Sin embargo, María sólo actuó con su silencio, su dulzura, su bondad, su perfección, colaborando así con Dios. Este método se lo había enseñado su confesor, el padre Huvelin, coadjutor de la parroquia de San Agustín. Él mismo solía decir: “Cuando se quiere convertir un alma, no hay que predicarle; la mejor manera es no predicarle, sino demostrarle que la amas”. Este consejo es tanto más sorprendente cuanto que este sacerdote, licenciado en historia y gran orador, era perfectamente capaz de utilizar argumentos muy convincentes, al igual que Marie de Bondy.

En octubre de 1886, Foucauld sintió un hambre extraordinaria de Dios. “Dios mío, si existes, haz que te conozca” era la oración que repetía incansablemente en las iglesias. Esperaba una respuesta de Dios, pero también quería preguntar a un “maestro de la religión”. Su prima le habla del abate Huvelin, al que probablemente ya le ha hablado de Charles. Una mañana de los últimos días de octubre, Charles de Foucauld entró en la iglesia de San Agustín. Buscó al padre Huvelin y lo encontró en su confesionario.

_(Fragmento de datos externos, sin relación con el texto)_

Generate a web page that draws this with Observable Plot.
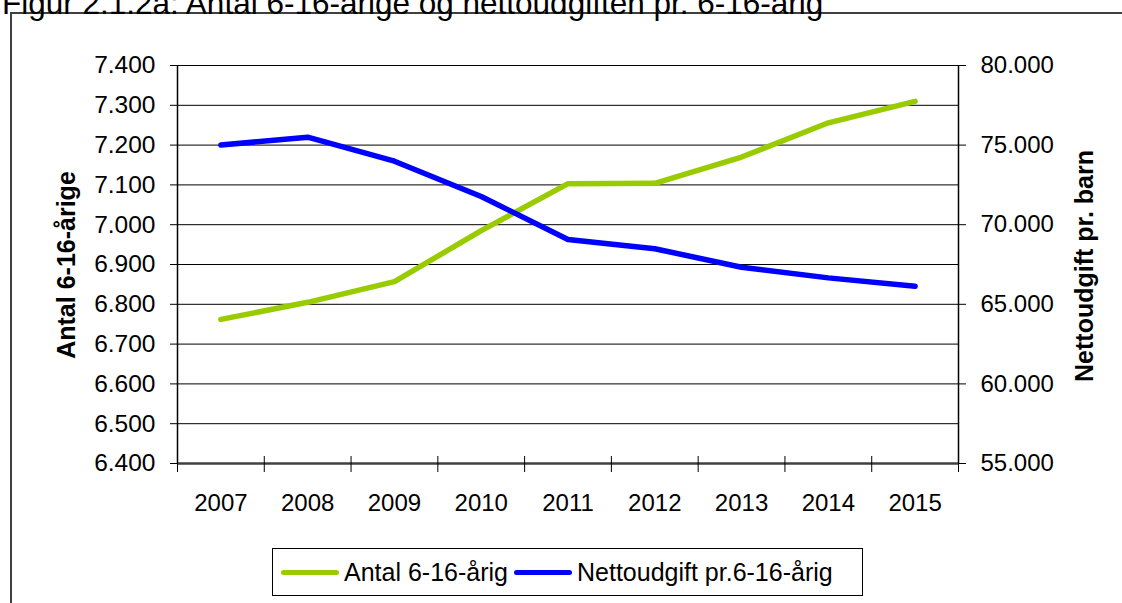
<!DOCTYPE html>
<html>
<head>
<meta charset="utf-8">
<script src="https://cdn.jsdelivr.net/npm/d3@7"></script>
<script src="https://cdn.jsdelivr.net/npm/@observablehq/plot@0.6"></script>
<style>
  html, body { margin: 0; padding: 0; background: #fff; overflow: hidden; }
  #wrap { position: relative; width: 1122px; height: 603px; overflow: hidden; font-family: "Liberation Sans", Arial, sans-serif; }
  #title { position: absolute; left: 2px; top: -13px; font-size: 31.5px; line-height: 32px; white-space: nowrap; color: #000; }
  #border { position: absolute; left: 10px; top: 12px; width: 1200px; height: 700px; border-left: 2px solid #404040; border-top: 2px solid #404040; }
  #chart { position: absolute; left: 0; top: 0; }
  .ytitle { position: absolute; font-size: 25px; font-weight: bold; white-space: nowrap; color: #000; line-height: 25px;
            transform: translate(-50%, -50%) rotate(-90deg); }
  #legend { position: absolute; left: 272px; top: 548px; width: 591px; height: 48px; border: 1px solid #000; background: #fff;
            display: flex; align-items: center; font-size: 25px; color: #000; box-sizing: border-box; }
  .sw { display: inline-block; width: 58px; height: 5px; border-radius: 3px; margin-right: 5px; }
  .item { display: flex; align-items: center; white-space: nowrap; }
</style>
</head>
<body>
<div id="wrap">
  <div id="border"></div>
  <div id="title"></div>
  <div id="chart"></div>
  <div id="ltitle" class="ytitle" style="left:66px; top:265px;"></div>
  <div id="rtitle" class="ytitle" style="left:1084px; top:266px;"></div>
  <div id="legend"></div>
</div>
<script>
// ---- data ----
const titleText = "Figur 2.1.2a: Antal 6-16-årige og nettoudgiften pr. 6-16-årig";
const years = [2007, 2008, 2009, 2010, 2011, 2012, 2013, 2014, 2015];
const antal = [6762, 6805, 6857, 6985, 7103, 7104, 7170, 7256, 7310];
const netto = [75000, 75500, 73990, 71770, 69070, 68490, 67330, 66660, 66140];
const leftTicks = [6400, 6500, 6600, 6700, 6800, 6900, 7000, 7100, 7200, 7300, 7400];
const rightTicks = [55000, 60000, 65000, 70000, 75000, 80000];
const seriesNames = ["Antal 6-16-årig", "Nettoudgift pr.6-16-årig"];
const seriesColors = ["#99CC00", "#0000FF"];
const leftLabel = "Antal 6-16-årige";
const rightLabel = "Nettoudgift pr. barn";

// ---- helpers ----
const leftDomain = [6400, 7400];
const rightDomain = [55000, 80000];
const toLeft = v => leftDomain[0] + (v - rightDomain[0]) / (rightDomain[1] - rightDomain[0]) * (leftDomain[1] - leftDomain[0]);
const fromLeft = v => rightDomain[0] + (v - leftDomain[0]) / (leftDomain[1] - leftDomain[0]) * (rightDomain[1] - rightDomain[0]);
const dk = d3.formatLocale({decimal: ",", thousands: ".", grouping: [3], currency: ["", ""]});
const fmt = dk.format(",.0f");

const rows = [];
years.forEach((y, i) => {
  rows.push({year: y, series: seriesNames[0], v: antal[i]});
});
years.forEach((y, i) => {
  rows.push({year: y, series: seriesNames[1], v: toLeft(netto[i])});
});
const bounds = [years[0] - 0.5, ...years.map(y => y + 0.5)];
const xDomain = [years[0] - 0.5, years[years.length - 1] + 0.5];

document.getElementById("title").textContent = titleText;
document.getElementById("ltitle").textContent = leftLabel;
document.getElementById("rtitle").textContent = rightLabel;

const chart = Plot.plot({
  width: 1122,
  height: 603,
  marginLeft: 177,
  marginRight: 164,
  marginTop: 65,
  marginBottom: 140,
  style: {fontFamily: "'Liberation Sans', Arial, sans-serif", fontSize: "24px", color: "#000", background: "transparent", overflow: "visible"},
  x: {type: "linear", domain: xDomain, axis: null},
  y: {domain: leftDomain, axis: null},
  color: {domain: seriesNames, range: seriesColors},
  marks: [
    Plot.gridY(leftTicks, {stroke: "#000", strokeOpacity: 1, strokeWidth: 1}),
    Plot.ruleX([xDomain[0], xDomain[1]], {stroke: "#000", strokeWidth: 1.5}),
    Plot.ruleY([leftDomain[0]], {stroke: "#404040", strokeWidth: 2.5}),
    Plot.axisY(leftTicks, {anchor: "left", tickSize: 7, tickPadding: 15, tickFormat: fmt, label: null, fontSize: 24.5, stroke: "#000"}),
    Plot.axisY(rightTicks.map(toLeft), {anchor: "right", tickSize: 7, tickPadding: 15, tickFormat: d => fmt(fromLeft(d)), label: null, fontSize: 24}),
    Plot.ruleX(bounds, {x: d => d, y1: leftDomain[0], y2: leftDomain[0], insetTop: -7, insetBottom: -9, stroke: "#000", strokeWidth: 1}),
    Plot.axisX(years, {anchor: "bottom", tickSize: 0, tickPadding: 30, tickFormat: d => String(d), label: null, fontSize: 24}),
    Plot.line(rows, {x: "year", y: "v", z: "series", stroke: "series", strokeWidth: 5.5, strokeLinecap: "round", strokeLinejoin: "round"})
  ]
});
document.getElementById("chart").appendChild(chart);

// legend
const legend = document.getElementById("legend");
seriesNames.forEach((name, i) => {
  const item = document.createElement("span");
  item.className = "item";
  item.style.marginLeft = i === 0 ? "8px" : "6px";
  const sw = document.createElement("span");
  sw.className = "sw";
  sw.style.background = seriesColors[i];
  const t = document.createElement("span");
  t.textContent = name;
  item.appendChild(sw);
  item.appendChild(t);
  legend.appendChild(item);
});
</script>
</body>
</html>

Le dijo: “Padre, no he venido a confesarme, sino a hacerle algunas preguntas sobre Dios y la religión”. El abate Huvelin le dijo simplemente: “Ponte de rodillas y confiesa”. Inmediatamente después, le dijo que fuera a comulgar.


Su conversión fue completa. Charles de Foucauld hizo entonces el regalo absoluto de toda su vida: “En cuanto creí que había un Dios, comprendí que no podía hacer otra cosa que vivir para él”. Las palabras de Saulo, convertido en el camino de Damasco: “¿Qué quieres que haga?”, iban a volver a él con frecuencia, hasta 1888, año en que encontró su vocación: también allí el padre Huvelin le mostró el camino que debía seguir: “Nuestro Señor se ha afianzado tanto en el último lugar que nadie ha podido quitárselo”.